>>>
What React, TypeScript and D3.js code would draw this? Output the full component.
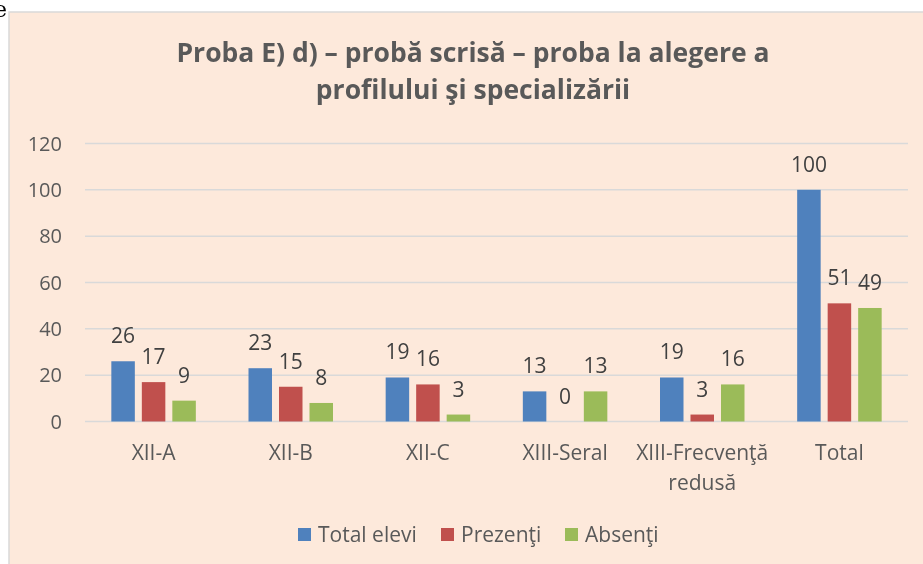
import React from "react";
import * as d3 from "d3";

const categories = ["XII-A", "XII-B", "XII-C", "XIII-Seral", "XIII-Frecvenţă redusă", "Total"];
const categoryLines = [["XII-A"], ["XII-B"], ["XII-C"], ["XIII-Seral"], ["XIII-Frecvenţă", "redusă"], ["Total"]];
const seriesNames = ["Total elevi", "Prezenţi", "Absenţi"];
const totalElevi = [26, 23, 19, 13, 19, 100];
const prezenti = [17, 15, 16, 0, 3, 51];
const absenti = [9, 8, 3, 13, 16, 49];
const yTicks = [0, 20, 40, 60, 80, 100, 120];
const titleLines = ["Proba E) d) – probă scrisă – proba la alegere a", "profilului şi specializării"];

const colors = ["#4f81bd", "#c0504d", "#9bbb59"];
const textColor = "#595959";
const font = "'Open Sans', sans-serif";

export default function App() {
  const W = 923, H = 564;
  const left = 85, right = 908, top = 143.5, bottom = 421.5;
  const values = [totalElevi, prezenti, absenti];

  const x0 = d3.scaleBand<string>().domain(categories).range([left, right]).paddingInner(0).paddingOuter(0);
  const groupW = 91.5;
  const x1 = d3.scaleBand<string>().domain(seriesNames).range([0, groupW]).paddingInner(7 / 30.5).paddingOuter(3.5 / 30.5);
  const y = d3.scaleLinear().domain([0, 120]).range([bottom, top]);
  const off = (x0.bandwidth() - groupW) / 2;

  const legendX = [298, 441, 565];

  return (
    <svg width={W} height={H} style={{ position: "fixed", left: 0, top: 0 }} xmlns="http://www.w3.org/2000/svg">
      <rect x={0} y={0} width={W} height={H} fill="#ffffff" />
      <text x={-6} y={17} fontFamily="'DejaVu Serif', serif" fontSize={22} fill="#000">e</text>
      <rect x={9} y={12} width={W + 10} height={H + 10} fill="#fde9db" stroke="#d9d9d9" strokeWidth={1.5} />
      {titleLines.map((t, i) => (
        <text key={i} x={473} y={62 + i * 36.5} textAnchor="middle" fontFamily={font} fontWeight={700} fontSize={26.5} fill={textColor}>{t}</text>
      ))}
      {yTicks.map((t) => (
        <g key={t}>
          <line x1={left} x2={right} y1={y(t)} y2={y(t)} stroke="#d9d9d9" strokeWidth={1.5} />
          <text x={62} y={y(t)} dy="0.36em" textAnchor="end" fontFamily={font} fontSize={20} fill={textColor}>{t}</text>
        </g>
      ))}
      {categories.map((c, ci) => (
        <g key={c}>
          {seriesNames.map((s, si) => {
            const v = values[si][ci];
            const bx = (x0(c) as number) + off + (x1(s) as number);
            const bw = x1.bandwidth();
            return (
              <g key={s}>
                <rect x={bx} y={y(v)} width={bw} height={y(0) - y(v)} fill={colors[si]} />
                <text x={bx + bw / 2} y={y(v) - 18} textAnchor="middle" fontFamily={font} fontSize={21} fill="#404040">{v}</text>
              </g>
            );
          })}
          {categoryLines[ci].map((ln, li) => (
            <text key={li} x={(x0(c) as number) + x0.bandwidth() / 2} y={460 + li * 30} textAnchor="middle" fontFamily={font} fontSize={21} fill={textColor}>{ln}</text>
          ))}
        </g>
      ))}
      {seriesNames.map((s, si) => (
        <g key={s}>
          <rect x={legendX[si]} y={528} width={13} height={13} fill={colors[si]} />
          <text x={legendX[si] + 20} y={542} fontFamily={font} fontSize={21} fill={textColor}>{s}</text>
        </g>
      ))}
    </svg>
  );
}
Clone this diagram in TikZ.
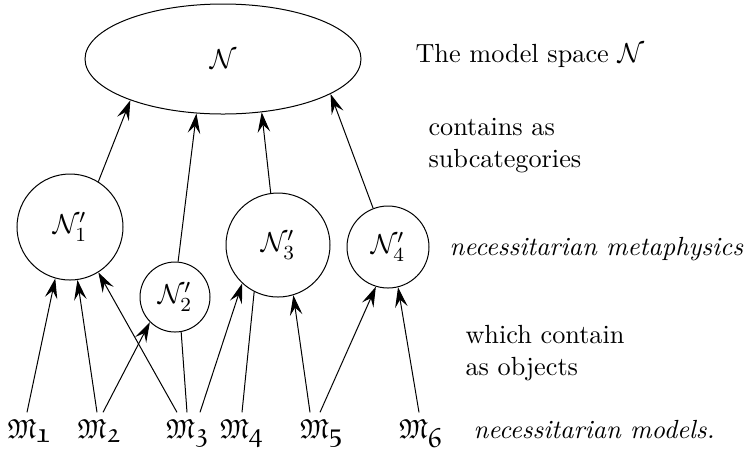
\documentclass[tikz,border=0pt,11pt]{standalone}
\usepackage{amssymb}
\usepackage{amsmath}
\usetikzlibrary{shapes.geometric,arrows.meta}

\begin{document}
\begin{tikzpicture}[x=0.4pt,y=-0.4pt,
  sub/.style={draw,circle,inner sep=0pt},
  mod/.style={anchor=base,inner ysep=2.5pt,inner xsep=0pt},
  txt/.style={anchor=base west,inner sep=0pt,align=left,
    font=\fontsize{10.5pt}{12.6pt}\selectfont},
  arr/.style={-{Stealth[length=8pt,width=5pt,inset=3pt]}}]
\useasboundingbox (0,0) rectangle (751,455);
\node[draw,ellipse,minimum width=110.4pt,minimum height=44pt,inner sep=0pt] (N) at (223,59) {\raisebox{-2pt}{$\mathcal{N}$}};
\node[sub,minimum size=42.4pt] (n1) at (70,227) {$\mathcal{N}'_1$};
\node[sub,minimum size=28pt] (n2) at (175,297) {$\mathcal{N}'_2$};
\node[sub,minimum size=41.6pt] (n3) at (278,245) {$\mathcal{N}'_3$};
\node[sub,minimum size=32.8pt] (n4) at (388,247) {$\mathcal{N}'_4$};
\node[mod] (m1) at (29.5,438) {$\mathfrak{M}_{\textstyle\mathfrak{1}}$};
\node[mod] (m2) at (99.5,438) {$\mathfrak{M}_{\textstyle\mathfrak{2}}$};
\node[mod] (m3) at (188,438) {$\mathfrak{M}_{\textstyle\mathfrak{3}}$};
\node[mod] (m4) at (242,438) {$\mathfrak{M}_{\textstyle\mathfrak{4}}$};
\node[mod] (m5) at (322,438) {$\mathfrak{M}_{\textstyle\mathfrak{5}}$};
\node[mod] (m6) at (421,438) {$\mathfrak{M}_{\textstyle\mathfrak{6}}$};
\draw[arr] ([xshift=-1pt]m1.north) -- (n1.-106);
\draw[arr] ([xshift=-1pt]m2.north) -- (n1.-82);
\draw[arr] ([xshift=1.4pt]m2.north) -- (n2.-135);
\draw[arr] ([xshift=-4.4pt]m3.north) -- (n1.-58);
\draw ([xshift=-0.4pt]m3.north) -- (n2.-80);
\draw[arr] ([xshift=4.8pt]m3.north) -- (n3.-133);
\draw (m4.north) -- (n3.-117);
\draw[arr] ([xshift=-4.8pt]m5.north) -- (n3.-73);
\draw[arr] ([xshift=-0.8pt]m5.north) -- (n4.-107);
\draw[arr] ([xshift=-0.8pt]m6.north) -- (n4.-76);
\draw[arr] (n1.58) -- (N.-156);
\draw[arr] (n2.85) -- (N.-116);
\draw[arr] (n3.98) -- (N.-54);
\draw[arr] (n4.111) -- (N.-18);
\node[txt] (t1) at (415,62) {The model space $\mathcal{N}$};
\node[txt] (t2) at (428,167) {contains as\\subcategories};
\node[txt,font=\fontsize{10.5pt}{12.6pt}\selectfont\itshape] (t3) at (449,255) {necessitarian metaphysics};
\node[txt] (t4) at (465,375) {which contain\\as objects};
\node[txt,font=\fontsize{10.5pt}{12.6pt}\selectfont\itshape] (t5) at (473,438) {necessitarian models.};
\end{tikzpicture}
\end{document}
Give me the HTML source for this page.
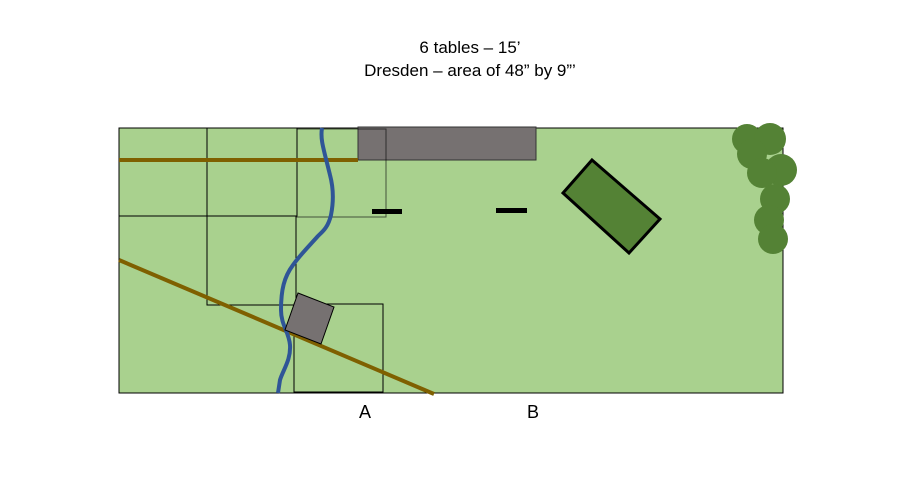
<!DOCTYPE html>
<html><head><style>body{margin:0;background:#fff}</style></head><body>
<svg width="923" height="487" xmlns="http://www.w3.org/2000/svg" font-family="Liberation Sans, sans-serif">
<text x="470" y="53" font-size="17" text-anchor="middle">6 tables – 15’</text>
<text x="470" y="76" font-size="17" text-anchor="middle">Dresden – area of 48” by 9”’</text>
<rect x="119" y="128" width="664" height="265" fill="#a9d18e" stroke="#000" stroke-width="1"/>
<rect x="358" y="127" width="178" height="33" fill="#767171" stroke="#333" stroke-width="1"/>
<g fill="none" stroke="#000" stroke-width="1">
<rect x="119" y="128" width="88" height="88"/>
<rect x="207" y="128" width="90" height="88"/>
<rect x="297" y="129" width="89" height="88" stroke-opacity="0.6"/>
<rect x="207" y="216" width="89" height="89"/>
<rect x="294" y="304" width="89" height="88"/>
</g>
<line x1="119" y1="160" x2="358" y2="160" stroke="#7f6000" stroke-width="4"/>
<line x1="119" y1="260" x2="434" y2="394" stroke="#7f6000" stroke-width="4"/>
<path d="M322,128 C320,140 324,150 330,175 C334,190 333,205 331,215 C328,228 322,232 318,236 C310,245 300,255 293,265 C284,277 281,290 281,310 C281,325 289,332 290,345 C291,360 283,370 280,380 L278,393" fill="none" stroke="#2f5597" stroke-width="4"/>
<polygon points="298,293 334,307 321,344 285,330" fill="#767171" stroke="#000" stroke-width="1"/>
<rect x="372" y="209" width="30" height="5" fill="#000"/>
<rect x="496" y="208" width="31" height="5" fill="#000"/>
<polygon points="592,160 660,219 629,253 563,193" fill="#548235" stroke="#000" stroke-width="3"/>
<g fill="#548235">
<circle cx="747" cy="139" r="15"/><circle cx="770" cy="139" r="16"/><circle cx="752" cy="154" r="15"/>
<circle cx="781" cy="170" r="16"/><circle cx="762" cy="173" r="15"/><circle cx="775" cy="199" r="15"/>
<circle cx="769" cy="220" r="15"/><circle cx="773" cy="239" r="15"/>
</g>
<text x="365" y="418" font-size="18" text-anchor="middle">A</text>
<text x="533" y="418" font-size="18" text-anchor="middle">B</text>
</svg>
</body></html>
<<<
## Given request:
Transcribe the entries from their first line to the line that holds "import * as", both included, and skip every picture.

## Written solution:
What React, TypeScript and D3.js code would draw this? Output the full component.
import React from "react";
import * as d3 from "d3";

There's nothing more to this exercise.